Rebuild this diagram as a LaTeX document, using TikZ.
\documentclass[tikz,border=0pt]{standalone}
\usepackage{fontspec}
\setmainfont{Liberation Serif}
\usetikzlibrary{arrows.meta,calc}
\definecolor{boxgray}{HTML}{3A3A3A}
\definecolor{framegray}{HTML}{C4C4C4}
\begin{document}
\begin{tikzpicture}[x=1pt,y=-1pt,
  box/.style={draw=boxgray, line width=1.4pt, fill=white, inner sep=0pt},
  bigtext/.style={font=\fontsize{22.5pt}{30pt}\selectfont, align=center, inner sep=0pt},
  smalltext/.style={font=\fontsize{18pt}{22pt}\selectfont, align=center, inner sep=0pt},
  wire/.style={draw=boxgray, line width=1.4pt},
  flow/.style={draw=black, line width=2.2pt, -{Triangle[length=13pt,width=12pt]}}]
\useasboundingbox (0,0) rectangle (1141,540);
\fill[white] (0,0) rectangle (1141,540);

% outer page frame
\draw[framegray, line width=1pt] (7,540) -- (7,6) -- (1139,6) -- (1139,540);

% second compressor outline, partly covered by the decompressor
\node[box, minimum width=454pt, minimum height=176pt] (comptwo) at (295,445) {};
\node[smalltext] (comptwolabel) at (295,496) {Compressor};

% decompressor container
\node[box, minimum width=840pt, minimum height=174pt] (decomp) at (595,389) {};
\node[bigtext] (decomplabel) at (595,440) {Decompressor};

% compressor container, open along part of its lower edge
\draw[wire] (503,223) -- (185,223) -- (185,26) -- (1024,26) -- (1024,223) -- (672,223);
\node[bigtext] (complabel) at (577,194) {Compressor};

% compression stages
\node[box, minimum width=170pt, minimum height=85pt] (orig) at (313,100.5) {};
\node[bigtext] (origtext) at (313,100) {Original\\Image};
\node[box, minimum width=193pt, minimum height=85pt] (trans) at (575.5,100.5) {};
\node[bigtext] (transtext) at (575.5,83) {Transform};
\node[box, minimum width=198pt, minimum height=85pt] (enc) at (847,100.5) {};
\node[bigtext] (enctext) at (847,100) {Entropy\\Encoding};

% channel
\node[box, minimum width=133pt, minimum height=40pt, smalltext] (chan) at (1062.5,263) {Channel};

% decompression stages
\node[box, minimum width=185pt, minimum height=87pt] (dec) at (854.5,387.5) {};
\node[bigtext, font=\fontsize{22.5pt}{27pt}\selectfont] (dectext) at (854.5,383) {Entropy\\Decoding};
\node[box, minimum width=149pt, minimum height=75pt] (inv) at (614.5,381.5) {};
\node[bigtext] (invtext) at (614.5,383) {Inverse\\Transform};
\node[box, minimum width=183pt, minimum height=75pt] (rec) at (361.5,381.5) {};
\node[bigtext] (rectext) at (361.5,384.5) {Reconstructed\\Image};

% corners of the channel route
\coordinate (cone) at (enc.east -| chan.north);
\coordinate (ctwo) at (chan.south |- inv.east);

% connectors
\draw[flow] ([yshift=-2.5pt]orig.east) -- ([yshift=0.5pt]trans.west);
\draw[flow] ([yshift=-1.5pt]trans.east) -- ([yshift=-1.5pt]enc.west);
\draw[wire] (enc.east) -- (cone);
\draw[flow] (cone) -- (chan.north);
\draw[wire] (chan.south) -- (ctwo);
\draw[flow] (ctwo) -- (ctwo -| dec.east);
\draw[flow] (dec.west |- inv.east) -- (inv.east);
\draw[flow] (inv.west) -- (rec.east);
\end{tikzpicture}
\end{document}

______________________________

Request: Using the data above, repeat every line exactly.

Correct response:
Rebuild this diagram as a LaTeX document, using TikZ.
\documentclass[tikz,border=0pt]{standalone}
\usepackage{fontspec}
\setmainfont{Liberation Serif}
\usetikzlibrary{arrows.meta,calc}
\definecolor{boxgray}{HTML}{3A3A3A}
\definecolor{framegray}{HTML}{C4C4C4}
\begin{document}
\begin{tikzpicture}[x=1pt,y=-1pt,
  box/.style={draw=boxgray, line width=1.4pt, fill=white, inner sep=0pt},
  bigtext/.style={font=\fontsize{22.5pt}{30pt}\selectfont, align=center, inner sep=0pt},
  smalltext/.style={font=\fontsize{18pt}{22pt}\selectfont, align=center, inner sep=0pt},
  wire/.style={draw=boxgray, line width=1.4pt},
  flow/.style={draw=black, line width=2.2pt, -{Triangle[length=13pt,width=12pt]}}]
\useasboundingbox (0,0) rectangle (1141,540);
\fill[white] (0,0) rectangle (1141,540);

% outer page frame
\draw[framegray, line width=1pt] (7,540) -- (7,6) -- (1139,6) -- (1139,540);

% second compressor outline, partly covered by the decompressor
\node[box, minimum width=454pt, minimum height=176pt] (comptwo) at (295,445) {};
\node[smalltext] (comptwolabel) at (295,496) {Compressor};

% decompressor container
\node[box, minimum width=840pt, minimum height=174pt] (decomp) at (595,389) {};
\node[bigtext] (decomplabel) at (595,440) {Decompressor};

% compressor container, open along part of its lower edge
\draw[wire] (503,223) -- (185,223) -- (185,26) -- (1024,26) -- (1024,223) -- (672,223);
\node[bigtext] (complabel) at (577,194) {Compressor};

% compression stages
\node[box, minimum width=170pt, minimum height=85pt] (orig) at (313,100.5) {};
\node[bigtext] (origtext) at (313,100) {Original\\Image};
\node[box, minimum width=193pt, minimum height=85pt] (trans) at (575.5,100.5) {};
\node[bigtext] (transtext) at (575.5,83) {Transform};
\node[box, minimum width=198pt, minimum height=85pt] (enc) at (847,100.5) {};
\node[bigtext] (enctext) at (847,100) {Entropy\\Encoding};

% channel
\node[box, minimum width=133pt, minimum height=40pt, smalltext] (chan) at (1062.5,263) {Channel};

% decompression stages
\node[box, minimum width=185pt, minimum height=87pt] (dec) at (854.5,387.5) {};
\node[bigtext, font=\fontsize{22.5pt}{27pt}\selectfont] (dectext) at (854.5,383) {Entropy\\Decoding};
\node[box, minimum width=149pt, minimum height=75pt] (inv) at (614.5,381.5) {};
\node[bigtext] (invtext) at (614.5,383) {Inverse\\Transform};
\node[box, minimum width=183pt, minimum height=75pt] (rec) at (361.5,381.5) {};
\node[bigtext] (rectext) at (361.5,384.5) {Reconstructed\\Image};

% corners of the channel route
\coordinate (cone) at (enc.east -| chan.north);
\coordinate (ctwo) at (chan.south |- inv.east);

% connectors
\draw[flow] ([yshift=-2.5pt]orig.east) -- ([yshift=0.5pt]trans.west);
\draw[flow] ([yshift=-1.5pt]trans.east) -- ([yshift=-1.5pt]enc.west);
\draw[wire] (enc.east) -- (cone);
\draw[flow] (cone) -- (chan.north);
\draw[wire] (chan.south) -- (ctwo);
\draw[flow] (ctwo) -- (ctwo -| dec.east);
\draw[flow] (dec.west |- inv.east) -- (inv.east);
\draw[flow] (inv.west) -- (rec.east);
\end{tikzpicture}
\end{document}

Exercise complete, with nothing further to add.